I’m in Chelan for the next week or so, for the Chelan XC Open/Pre-PWC/Canadian Nationals. Got here yesterday, mid-day, in time to see a gaggle of pilots finally get high on the Butte (apparently they had been scratching since it had been overcast until now) and make the crossing to the flats. After getting up on the flats they flew NE, aided by the SW winds. Pilots were scattered all the way from Mansfield to Grand Coulee.

As the afternoon went on it got windier and windier, so no more flying except for that early gaggle. The forecast was for it to remain windy into Sunday, and get light on Monday (the first day of the comp).

Sunday was indeed windy, much more so than Saturday, and only 3 brave souls dared launch into it, all of them landing in the Chelan Falls LZ. It didn’t look very fun. The rest of the day was spent lounging in the LZ or the beach.

Vital Statistics for the comp:

Minimum distance: 5 km
Nominal distance: 40 km
Nominal time: 1.5 hours
Nominal in goal: 30%

Task Committee:
Bell Belcourt
Josh Cohn
Keith McCullough
Brian Webb

Safety Committee:
Jack Brown
Tom Moock
Will Gadd
Brad Gunnuscio

Protest Committee:
Doug Stroop
Bernard Winkelmann
Matt Beechinor

Grouse Mountain

By the time I got my day's chores finished it was too late to drive to the Valley so I opted for Grouse Mountain. Arrived at the gondola at 4pm and met up with Yaro, Todd, Gavin, and Herminio (the First Flight tandem pilots). They launched first with their tandems and I went afterwards.
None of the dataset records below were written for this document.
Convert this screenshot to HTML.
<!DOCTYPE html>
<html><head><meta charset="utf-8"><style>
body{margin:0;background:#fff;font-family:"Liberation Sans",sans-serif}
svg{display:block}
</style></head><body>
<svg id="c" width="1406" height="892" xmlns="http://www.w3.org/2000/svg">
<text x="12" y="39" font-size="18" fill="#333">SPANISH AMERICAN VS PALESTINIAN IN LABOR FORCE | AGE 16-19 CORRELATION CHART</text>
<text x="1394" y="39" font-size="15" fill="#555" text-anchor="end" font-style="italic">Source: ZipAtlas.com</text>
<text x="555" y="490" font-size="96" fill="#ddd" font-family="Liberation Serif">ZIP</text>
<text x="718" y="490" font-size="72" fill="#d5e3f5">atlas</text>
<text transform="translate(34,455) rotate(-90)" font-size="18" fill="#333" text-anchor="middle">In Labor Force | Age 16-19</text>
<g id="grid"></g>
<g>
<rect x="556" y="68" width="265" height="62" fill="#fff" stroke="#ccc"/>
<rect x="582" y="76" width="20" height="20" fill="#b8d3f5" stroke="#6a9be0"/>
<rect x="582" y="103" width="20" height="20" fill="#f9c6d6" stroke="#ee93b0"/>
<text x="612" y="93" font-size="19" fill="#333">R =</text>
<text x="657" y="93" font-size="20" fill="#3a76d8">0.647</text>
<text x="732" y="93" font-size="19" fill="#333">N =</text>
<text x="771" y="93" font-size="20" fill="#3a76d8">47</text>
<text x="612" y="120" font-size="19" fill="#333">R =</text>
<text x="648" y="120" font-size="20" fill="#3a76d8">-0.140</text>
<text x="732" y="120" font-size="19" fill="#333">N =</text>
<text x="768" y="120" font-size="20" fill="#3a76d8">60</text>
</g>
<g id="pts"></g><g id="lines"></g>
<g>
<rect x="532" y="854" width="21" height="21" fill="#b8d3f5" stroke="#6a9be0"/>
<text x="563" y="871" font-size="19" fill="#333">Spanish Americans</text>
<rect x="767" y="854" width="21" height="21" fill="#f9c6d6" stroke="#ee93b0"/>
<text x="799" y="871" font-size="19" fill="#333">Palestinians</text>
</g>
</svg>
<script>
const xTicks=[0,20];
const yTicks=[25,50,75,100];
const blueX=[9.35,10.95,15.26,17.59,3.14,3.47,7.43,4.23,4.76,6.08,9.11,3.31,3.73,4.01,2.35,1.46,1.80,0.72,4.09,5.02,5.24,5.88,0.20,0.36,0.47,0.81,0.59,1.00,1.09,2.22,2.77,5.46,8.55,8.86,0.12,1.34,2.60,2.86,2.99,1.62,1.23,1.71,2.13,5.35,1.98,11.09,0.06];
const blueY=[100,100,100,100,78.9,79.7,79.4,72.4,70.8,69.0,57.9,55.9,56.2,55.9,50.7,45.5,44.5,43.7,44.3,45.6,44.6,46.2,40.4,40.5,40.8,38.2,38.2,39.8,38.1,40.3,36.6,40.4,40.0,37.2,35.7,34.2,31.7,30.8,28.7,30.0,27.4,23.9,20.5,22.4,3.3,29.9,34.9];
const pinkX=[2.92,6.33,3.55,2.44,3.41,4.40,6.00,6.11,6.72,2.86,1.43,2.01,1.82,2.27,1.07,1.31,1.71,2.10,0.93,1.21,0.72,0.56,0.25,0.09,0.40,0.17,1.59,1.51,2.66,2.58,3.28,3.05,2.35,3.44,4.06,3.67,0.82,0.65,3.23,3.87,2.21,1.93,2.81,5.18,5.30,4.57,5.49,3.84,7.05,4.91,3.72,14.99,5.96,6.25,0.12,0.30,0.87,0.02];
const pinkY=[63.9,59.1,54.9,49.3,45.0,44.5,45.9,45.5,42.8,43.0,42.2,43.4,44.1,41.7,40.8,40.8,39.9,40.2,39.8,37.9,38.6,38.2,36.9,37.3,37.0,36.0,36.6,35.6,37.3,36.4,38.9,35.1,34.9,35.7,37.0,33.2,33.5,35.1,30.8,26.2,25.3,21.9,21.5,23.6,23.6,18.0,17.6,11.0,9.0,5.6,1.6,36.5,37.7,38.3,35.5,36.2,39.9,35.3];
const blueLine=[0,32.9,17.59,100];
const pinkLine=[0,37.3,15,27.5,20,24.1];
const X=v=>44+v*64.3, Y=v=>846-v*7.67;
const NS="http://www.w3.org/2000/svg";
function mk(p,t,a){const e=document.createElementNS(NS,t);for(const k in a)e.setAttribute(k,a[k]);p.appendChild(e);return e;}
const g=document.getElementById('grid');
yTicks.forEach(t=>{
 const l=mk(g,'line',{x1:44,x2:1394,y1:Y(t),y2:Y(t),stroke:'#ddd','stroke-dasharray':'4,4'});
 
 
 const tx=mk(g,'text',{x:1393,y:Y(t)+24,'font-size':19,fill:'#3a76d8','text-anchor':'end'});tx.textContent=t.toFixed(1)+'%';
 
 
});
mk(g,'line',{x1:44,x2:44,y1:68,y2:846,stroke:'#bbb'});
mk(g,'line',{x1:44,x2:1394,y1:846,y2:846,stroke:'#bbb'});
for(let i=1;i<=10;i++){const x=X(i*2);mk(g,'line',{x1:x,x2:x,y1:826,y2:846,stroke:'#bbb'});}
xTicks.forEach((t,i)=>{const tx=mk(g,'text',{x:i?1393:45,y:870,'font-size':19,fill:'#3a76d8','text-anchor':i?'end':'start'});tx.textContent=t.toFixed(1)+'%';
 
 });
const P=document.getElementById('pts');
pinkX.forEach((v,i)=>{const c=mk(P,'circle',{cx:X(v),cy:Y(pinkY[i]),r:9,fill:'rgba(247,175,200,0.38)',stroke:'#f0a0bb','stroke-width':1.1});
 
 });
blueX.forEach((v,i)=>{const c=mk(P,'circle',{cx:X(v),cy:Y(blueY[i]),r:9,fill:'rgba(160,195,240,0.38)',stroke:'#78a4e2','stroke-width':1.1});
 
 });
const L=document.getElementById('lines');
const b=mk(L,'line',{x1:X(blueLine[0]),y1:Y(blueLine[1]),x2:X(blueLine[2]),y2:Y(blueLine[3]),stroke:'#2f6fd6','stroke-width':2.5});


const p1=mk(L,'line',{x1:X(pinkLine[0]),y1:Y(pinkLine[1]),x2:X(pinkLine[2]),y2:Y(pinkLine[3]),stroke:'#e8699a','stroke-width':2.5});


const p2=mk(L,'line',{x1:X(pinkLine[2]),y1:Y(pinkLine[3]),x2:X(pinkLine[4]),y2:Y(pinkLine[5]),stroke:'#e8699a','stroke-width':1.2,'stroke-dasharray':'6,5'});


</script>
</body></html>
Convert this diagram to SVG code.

Nice straight-in cycles and into the air. Smooth all the way out to the rocks and then huge lift, and equally huge sink. I wasn't flying with any instruments but it sure felt strong. Fedja who was flying too said later on he felt the same strong lift.

After about 1 hour I decided I'd had enough and went out to land. Usual landing conditions in the landing zone, with the windsock flipping all over the place and pilots landing every which direction. Bill Nikolai was there too for flight #2. All in all a nice day, albeit a bit rough and strong, but much more convenient than Bridal when leaving the city late in the day!